Not long before Pope Francis passed away Monday, he met with Vice President JD Vance and lectured him about immigrants.
The 88-year-old pontiff seemed to initially snub Vance over the weekend, having his deputy Cardinal Pietro Parolin and the Vatican Foreign Minister Archbishop Paul Gallagher meet with Vance on Saturday. The Vatican described that meeting as “an exchange of opinions on the international situation, especially regarding countries affected by war, political tensions and difficult humanitarian situations, with particular attention to migrants, refugees, and prisoners.
“Finally, hope was expressed for serene collaboration between the state and the Catholic Church in the United States, whose valuable service to the most vulnerable people was acknowledged,” the statement from the Vatican added.
Vance’s office issued its own statement, saying that the group discussed “the plight of persecuted Christian communities around the world” and Donald Trump’s “commitment to restoring world peace”—making no mention of immigrants, refugees, or prisoners.
On Sunday, Vance met with Francis in a brief meeting, telling the pontiff, “It’s good to see you in better health,” and accepting Easter eggs for his children.

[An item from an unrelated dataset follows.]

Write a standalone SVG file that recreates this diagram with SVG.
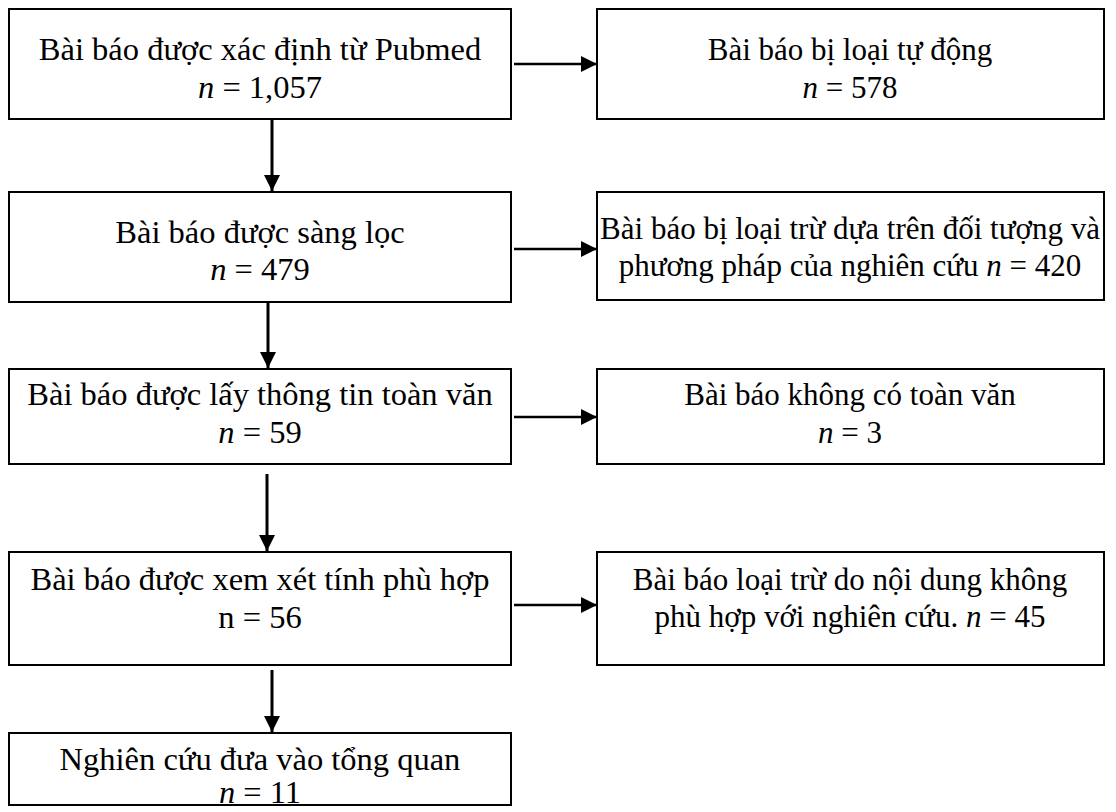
<svg xmlns="http://www.w3.org/2000/svg" width="1116" height="812" viewBox="0 0 1116 812">
<style>
.box{fill:#fff;stroke:#000;stroke-width:2}
.t{font-family:"Liberation Serif","Times New Roman",serif;font-size:32.5px;fill:#000;text-anchor:middle}
.r{font-size:31px}
.i{font-style:italic}
.v{stroke:#000;stroke-width:3;fill:none}
.h{stroke:#000;stroke-width:2.5;fill:none}
</style>
<defs>
<marker id="ah" markerUnits="userSpaceOnUse" markerWidth="16" markerHeight="16" viewBox="0 0 16 16" refX="16" refY="8" orient="auto">
<path d="M0,0 L16,8 L0,16 Z" fill="#000"/>
</marker>
</defs>
<rect width="1116" height="812" fill="#fff"/>
<g id="connectors">
<line class="v" x1="272" y1="119" x2="272" y2="191" marker-end="url(#ah)"/>
<line class="v" x1="268" y1="302" x2="268" y2="368" marker-end="url(#ah)"/>
<line class="v" x1="267" y1="474" x2="267" y2="551" marker-end="url(#ah)"/>
<line class="v" x1="272" y1="670" x2="272" y2="732" marker-end="url(#ah)"/>
<line class="h" x1="514" y1="64" x2="597" y2="64" marker-end="url(#ah)"/>
<line class="h" x1="514" y1="249" x2="597" y2="249" marker-end="url(#ah)"/>
<line class="h" x1="514" y1="417" x2="597" y2="417" marker-end="url(#ah)"/>
<line class="h" x1="514" y1="605" x2="597" y2="605" marker-end="url(#ah)"/>
</g>
<g id="n1">
<rect class="box" x="9" y="9" width="502" height="110"/>
<text class="t" x="260" y="60">Bài báo được xác định từ Pubmed</text>
<text class="t" x="260" y="98"><tspan class="i">n</tspan> = 1,057</text>
</g>
<g id="r1">
<rect class="box" x="597" y="9" width="507" height="110"/>
<text class="t r" x="850" y="60">Bài báo bị loại tự động</text>
<text class="t r" x="850" y="98"><tspan class="i">n</tspan> = 578</text>
</g>
<g id="n2">
<rect class="box" x="9" y="192" width="502" height="110"/>
<text class="t" x="260" y="243">Bài báo được sàng lọc</text>
<text class="t" x="260" y="280"><tspan class="i">n</tspan> = 479</text>
</g>
<g id="r2">
<rect class="box" x="597" y="192" width="507" height="108"/>
<text class="t r" x="850" y="239">Bài báo bị loại trừ dựa trên đối tượng và</text>
<text class="t r" x="850" y="276">phương pháp của nghiên cứu <tspan class="i">n</tspan> = 420</text>
</g>
<g id="n3">
<rect class="box" x="9" y="369" width="502" height="95"/>
<text class="t" x="260" y="405">Bài báo được lấy thông tin toàn văn</text>
<text class="t" x="260" y="443"><tspan class="i">n</tspan> = 59</text>
</g>
<g id="r3">
<rect class="box" x="597" y="369" width="507" height="95"/>
<text class="t r" x="850" y="405">Bài báo không có toàn văn</text>
<text class="t r" x="850" y="443"><tspan class="i">n</tspan> = 3</text>
</g>
<g id="n4">
<rect class="box" x="9" y="552" width="502" height="113"/>
<text class="t" x="260" y="590">Bài báo được xem xét tính phù hợp</text>
<text class="t" x="260" y="628">n = 56</text>
</g>
<g id="r4">
<rect class="box" x="597" y="552" width="507" height="113"/>
<text class="t r" x="850" y="590">Bài báo loại trừ do nội dung không</text>
<text class="t r" x="850" y="627">phù hợp với nghiên cứu. <tspan class="i">n</tspan> = 45</text>
</g>
<g id="n5">
<rect class="box" x="9" y="733" width="502" height="72"/>
<text class="t" x="260" y="770">Nghiên cứu đưa vào tổng quan</text>
<text class="t" x="260" y="803"><tspan class="i">n</tspan> = 11</text>
</g>
</svg>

But the Pope’s official Easter sermon that day criticized hostility toward immigrants and international aid, a trademark of the Trump administration.

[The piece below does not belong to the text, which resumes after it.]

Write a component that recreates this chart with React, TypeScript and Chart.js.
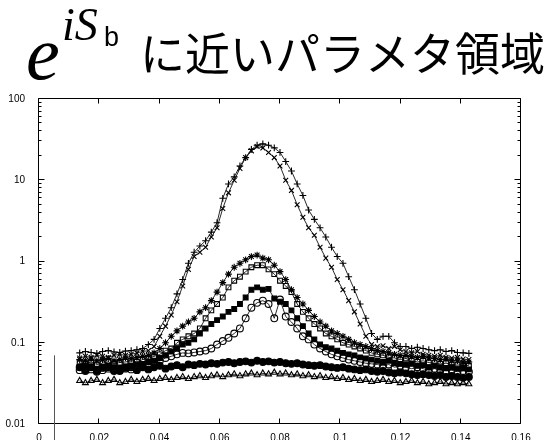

“How much contempt is stirred up at times toward the vulnerable, the marginalized and migrants?” Francis said in his address.
Vance, who converted to Catholicism in 2019, has provoked tensions with the church with his defense of the Trump administration’s immigration policies, and even attacked the U.S. Conference of Catholic Bishops in January for assisting immigrants, saying their concerns about the Trump administration were due to the fear of losing federal funding.
“Are they worried about humanitarian concerns, or are they actually worried about their bottom line?” Vance said at the time.
Vance further drew the ire of the Vatican when he invoked the Catholic concept of “ordo amoris”—the order of love—to defend the White House’s mass deportation policies, claiming in January that the well-being of Americans trumped any concern for that of immigrants.
Francis, the first and so far only Latin American pope, responded with a letter saying, “Christian love is not a concentric expansion of interests that little by little extend to other persons and groups.
“The true ordo amoris that must be promoted is that which we discover by meditating constantly on the parable of the ‘Good Samaritan,’ that is, by meditating on the love that builds a fraternity open to all, without exception,” the February letter stated, pointedly criticizing mass deportation.
Francis more explicitly condemned Trump’s mass deportations on an Italian talk show that month, saying, “If true, this will be a disgrace.… This is not the way to solve things.”